The report is called "Federal Fumbles: 100 Ways the Government Dropped the Ball." It's a continuation of former Sen. Tom Coburn's annual waste book. Coburn was known for his pet project each year, pointing out where he felt Congress should rein in spending.
“His challenge was why aren't there 535 of these? Why doesn't every office put out some sort of waste book, with which I completely agree,” Lankford asked.
The senators said most of the fumbles are redundancies, shifting funds as stop gap measures and over regulation by the federal government. But there are others, like a festival called Silent Shakespeare in Virginia, that he said is a waste of federal dollars.
“It's not a problem to have a silent Shakespeare event, just why do the people of Oklahoma have to pay for the silent Shakespeare event that's happening in Virginia?” Lankford said.
Much of the problem starts in a deeply divided Congress, which just passed another continuing budget measure to fund the country for the next two years, Lankford said. A measure is steering the country in the wrong direction and lacks long term vision.
“It is a real problem to put this budget into effect because it does not solve the basic issues we face as a nation,” he said.

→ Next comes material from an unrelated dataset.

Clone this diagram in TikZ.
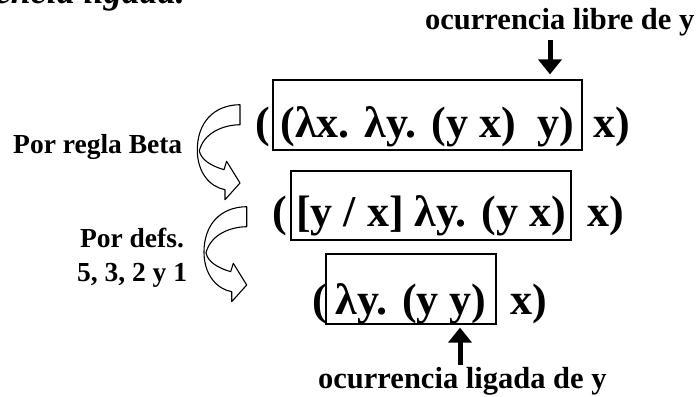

He said it's a time for leadership. He complimented the new Speaker of the House Paul Ryan (R-WI), but wouldn't give his pick for president. He only said there have been a few stand outs this election cycle like Senators Marco Rubio (R-FL) and Ted Cruz (R-TX) as well as retired neurosurgeon Ben Carson.
But mostly he noted the number of candidates and praised the amount of diversity seen on stage.
“You see a lot of individuals,” he said. “You not only see a lot of diversity in the race but a lot of people with ideas.”